Meeting the Challenges of Emerging Sources of Power and Influence
Former CIA Chief of Counterintelligence, author of Fair Play: The Moral Dilemmas of Spying and To Catch a Spy: The Art of Counterintelligence
Professor of the Practice
The Bush School of Government and Public Service
Texas A&M University
For over twenty years the Bush School of Government and Public Service has prepared the next generation of public servants to deal with the complex challenges of a changing world. In a strictly nonpartisan environment, Bush School students discuss and debate the key international and domestic issues affecting our country and the world as a whole. A typical class could be led by a distinguished academic expert on the Middle East, a former administrator of the Agency for International Development, or an experienced practitioner in the field of international NGOs. The focus is clearly on the future: how can Bush School students make a difference in a world where power centers are changing, technology is rapidly altering how ideas are transmitted, and the once bipolar international arena has been replaced by a multiplicity of threats?
How is the Bush School different from other schools of international affairs and public service?

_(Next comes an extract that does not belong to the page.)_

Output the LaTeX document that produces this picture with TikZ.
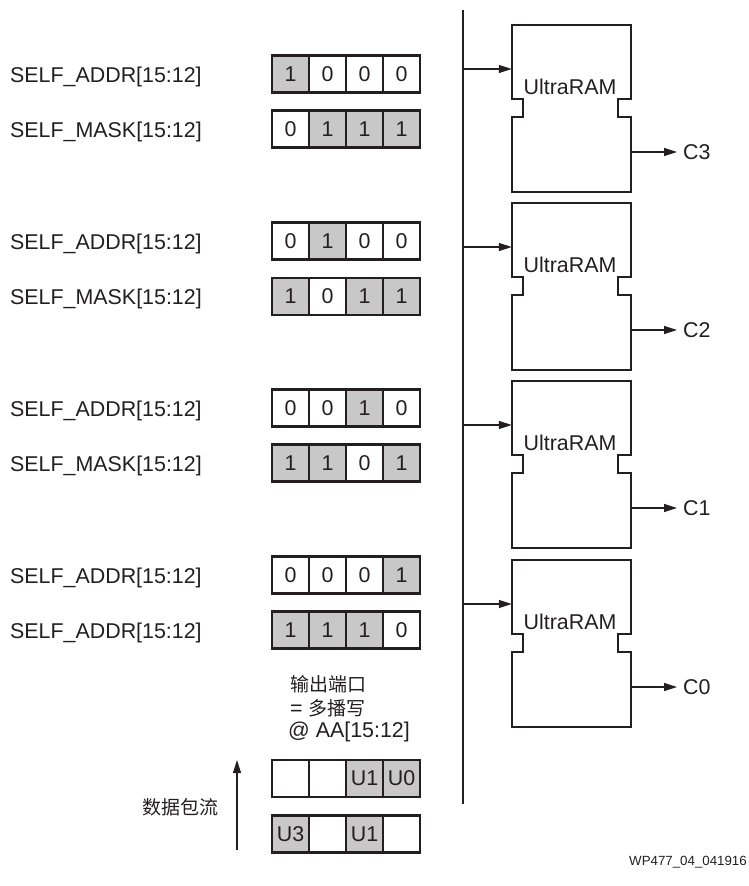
\documentclass[tikz,border=0pt]{standalone}
\usepackage{fontspec}
\setmainfont{Liberation Sans}
\newfontfamily\cjk{Noto Sans CJK SC}
\usetikzlibrary{arrows.meta,calc}
\definecolor{cellgray}{RGB}{200,200,200}
\definecolor{ink}{RGB}{35,31,32}
\newcommand\regrow[3]{%
  \foreach \v/\g [count=\i] in {#3} {
    \node[cell,fill=\g] (#1-\i) at ({272+37*\i-18.5},#2) {\v};
  }%
}
\begin{document}
\begin{tikzpicture}[x=1pt,y=-1pt,
  every node/.style={font=\fontsize{21.4}{25}\selectfont, text=ink},
  cell/.style={draw=ink, line width=2.4pt, minimum width=37pt, minimum height=37pt, inner sep=0pt},
  lab/.style={anchor=west, inner sep=0pt},
  ramline/.style={draw=ink, line width=2.4pt, line join=miter},
  ramframe/.style={minimum width=119pt, minimum height=167pt, inner sep=0pt},
  bus/.style={draw=ink, line width=1.2pt},
  arr/.style={draw=ink, line width=1.2pt, -{Triangle[length=13pt,width=8pt]}},
  cjkt/.style={font=\cjk\fontsize{19}{23}\selectfont}
]
\useasboundingbox (0,0) rectangle (749,886);

% left labels
\node[lab] (l1) at (10,76.5) {SELF\_ADDR[15:12]};
\node[lab] (l2) at (10,131.5) {SELF\_MASK[15:12]};
\node[lab] (l3) at (10,243.5) {SELF\_ADDR[15:12]};
\node[lab] (l4) at (10,299) {SELF\_MASK[15:12]};
\node[lab] (l5) at (10,410.5) {SELF\_ADDR[15:12]};
\node[lab] (l6) at (10,465.5) {SELF\_MASK[15:12]};
\node[lab] (l7) at (10,577.5) {SELF\_ADDR[15:12]};
\node[lab] (l8) at (10,632.5) {SELF\_ADDR[15:12]};

% registers
\regrow{ra}{74}{1/cellgray,0/white,0/white,0/white}
\regrow{rb}{129}{0/white,1/cellgray,1/cellgray,1/cellgray}
\regrow{rc}{241}{0/white,1/cellgray,0/white,0/white}
\regrow{rd}{296.5}{1/cellgray,0/white,1/cellgray,1/cellgray}
\regrow{re}{408}{0/white,0/white,1/cellgray,0/white}
\regrow{rf}{463}{1/cellgray,1/cellgray,0/white,1/cellgray}
\regrow{rg}{575}{0/white,0/white,0/white,1/cellgray}
\regrow{rh}{630}{1/cellgray,1/cellgray,1/cellgray,0/white}

% output port text
\node[lab] (t1) at (290,684) {\cjk\fontsize{19}{23}\selectfont 输出端口};
\node[lab] (t2) at (290,708) {= {\cjk\fontsize{19}{23}\selectfont 多播写}};
\node[lab] (t3) at (288,732) {@ AA[15:12]};

% packets
\regrow{pa}{778.5}{{}/white,{}/white,U1/cellgray,U0/cellgray}
\regrow{pb}{834}{U3/cellgray,{}/white,U1/cellgray,{}/white}

% flow arrow
\coordinate (fb) at (237,850);
\coordinate (ft) at (237,760);
\draw[arr] (fb) -- (ft);
\node[cjkt] (flow) at (180,807) {数据包流};

% bus
\coordinate (bustop) at (463,10);
\coordinate (busbot) at (463,804);
\draw[bus] (bustop) -- (busbot);

% UltraRAM blocks
\foreach \t/\n in {25/3, 203/2, 381/1, 560/0} {
  \node[ramframe] (ram\n) at (571.5,\t+83.5) {};
  \draw[ramline] (512,\t) -- (631,\t) -- (631,\t+74) -- (618,\t+74) -- (618,\t+92)
     -- (631,\t+92) -- (631,\t+167) -- (512,\t+167) -- (512,\t+92) -- (523,\t+92)
     -- (523,\t+74) -- (512,\t+74) -- cycle;
  \node (txt\n) at (570,\t+62) {UltraRAM};
  \coordinate (in\n) at (463,\t+44);
  \draw[arr] (in\n) -- (in\n -| ram\n.west);
  \node[anchor=west, inner sep=6pt] (c\n) at (677,\t+127) {C\n};
  \draw[arr] (ram\n.east |- c\n.west) -- (c\n.west);
}

% figure id
\node[anchor=east, inner sep=0pt, font=\fontsize{13.3}{15}\selectfont] (wp) at (747,862) {WP477\_04\_041916};
\end{tikzpicture}
\end{document}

Probably the most distinctive feature of the Bush School is its professional focus. There is an expectation that the majority of Bush School graduates will go into careers in government, nonprofit management, or some other form of public service. As a result, the faculty is a blend of academic professionals and nationally recognized practitioners from the worlds of diplomacy, intelligence, the military, law enforcement, homeland security, nonprofit, development, and state and local government. In our experience, this has been a winning formula in preparing students for professional careers. Bush School graduates are comfortable in their academic fields but also have the hands-on skills and knowledge that employers value. Our intelligence and counterterrorism classes, for example, include practical training in professional tradecraft.
What are some of the other advantages of the Bush School experience?
All students accepted into the Bush School’s two-year programs receive a financial award and in-state tuition, reducing their debt load. Additionally, College Station offers an affordable cost of living, much lower than many competitor programs offer. These cost savings enable our students to choose jobs of interest to them, not what best repays their loans. Bush School students participate in culminating capstone projects where they deliver high-quality, faculty-guided research to real-world clients, such as the State Department, the Director of National Intelligence, U.S. military commands, and state and local governments. To develop their language skills, international affairs students are given no-cost access to foreign language software and discussion groups led by native speakers. In the summer between their first and second years, students either complete internships with government agencies or other sponsors or, alternatively, do intensive foreign language study. Finally, the Bush School is part of a large research university of over 60,000 students that features world-class departments and institutes in a variety of fields, including public health, cyber, nuclear engineering, transportation, agriculture, and many others. The Bush School’s close collaboration with these other units enables students to design tailored academic programs to address specialized career goals. With dedicated career staff and faculty helping along the way, Bush School students find careers that matter to them, with between 81 and 95 percent employed within six months of graduation.